On the 4th of December 2012, Jason Scott, founder of Archive Team that restlessly rescues the files we uploaded all around the Internet, gave a wonderful lecture in Stuttgart. “Where are the Files?” tells the story of Jason’s personal obsession with copying and describes approachers and algorithms Archive Team uses to save the web. In some days the video version will be available at the Merz Akademie’s website.
In the end of his talk Jason confronted the audience with the three questions one should find answers to before signing up to an online service:
- What it can do that I can’t do myself?
- What are they doing with my stuff?
- Where is the “export” function?
The last issue is extremely interesting. Jason suggests that we shouldn’t deal with services which only offer upload options without providing reasonable ways to export your own data back to you. True! His next remark — that on the technical side implementing an “export button” is not much more work than to program an import one — also makes sense …

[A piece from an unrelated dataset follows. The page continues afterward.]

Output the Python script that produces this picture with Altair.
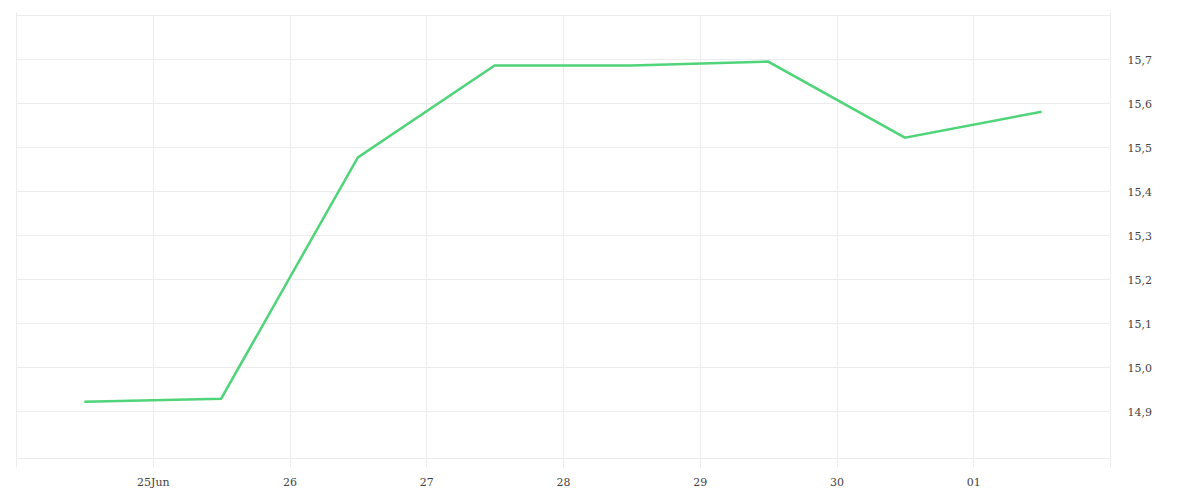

… but only if we assume that users want to download exactly the same what they have uploaded. That would mean if you uploaded 10 videos to youtube and then you clicked an export button and download them back to your hard disk. Or If you want just to take all your tweets, or photos, or songs back from where they were stored.
However, in my opinion, what users of Facebook, for example, would want to export is not the same as what they uploaded. They uploaded data, but want to get back the narration. To export a story is an effort on completely different scale, conceptually and programming wise.
Additionally, the story that you thought you were telling (“Timeline is your collection of the photos, stories, and experiences that tell your story“), is in fact told, designed, scripted, staged by the service. You can hit an export button till you die, it will not become yours.
So, back to the first question “What [a service] can do that I can’t do myself?”. To answer it you should probably know if you are able to narrate with your data yourself.